Premiumization is not the only tactic that Diageo is using to reach today’s consumers. The company’s push for moderation in its messaging speaks not only to responsible drinking but to a growing segment of consumers reaching for low- and no-alcohol brands. U.S. bottled low- and no-alcohol beverages are projected to jump about 32% between 2018 and 2022 — three times their growth in the previous five years — according to IWSR data reported by Bon Appetit.
Already, Diageo has tapped into this trend. Last year, the spirits maker acquired a majority share in London-based Seedlip, the world's first distilled nonalcoholic spirits brand. Just last month, it launched 0.0, a non-alcoholic version of its Guinness brand. Focusing on a message of responsible drinking will likely continue to help broaden the appeal of its non-alcoholic beverages as it frames the choice as a responsible one endorsed by the sprits maker itself.
Diversity and inclusion is another initiative that Diageo is aligning itself with as it looks to "shape a more diverse and successful long-term business and society," Menezes said in a statement. The spirits industry lacks diversity and major companies are looking to correct that disparity by introducing goals and initiatives aimed at bringing in more women and people of color.
About 80% of executives in the beverage and tobacco manufacturing industry are male, according to the Equal Employment Opportunity Commission. Part of the reason for this disconnect is that traditional networks within the industry have largely not tapped into segments of the population that have not historically been industry insiders. Other companies are working on diversifying the industry as well, Constellation Brands previously announced it will invest $100 million in female-founded alcoholic beverage companies by 2028.

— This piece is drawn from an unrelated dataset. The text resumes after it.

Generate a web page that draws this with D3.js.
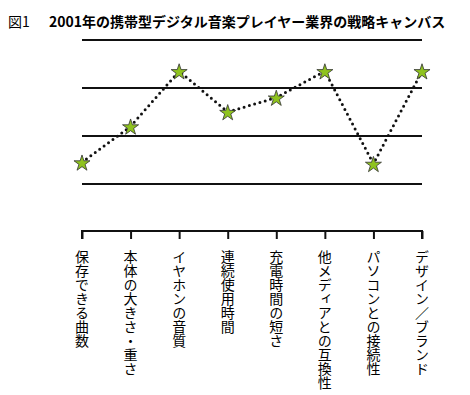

Studies have shown that having a variety of voices is beneficial for a company’s bottom line. Without a wide swath of voices, those gaps can lead to missed opportunities, including overlooking potential innovation ideas. A report from McKinsey reviewed companies in the top quarter for racial and ethnic diversity and found they were 35% more likely to have financial returns above their national industry medians.
In an industry where competition is fierce and margins are thin, having an edge through a diverse workforce is an attractive proposition, both financially for the company as well as for consumers that are looking to support socially responsible businesses.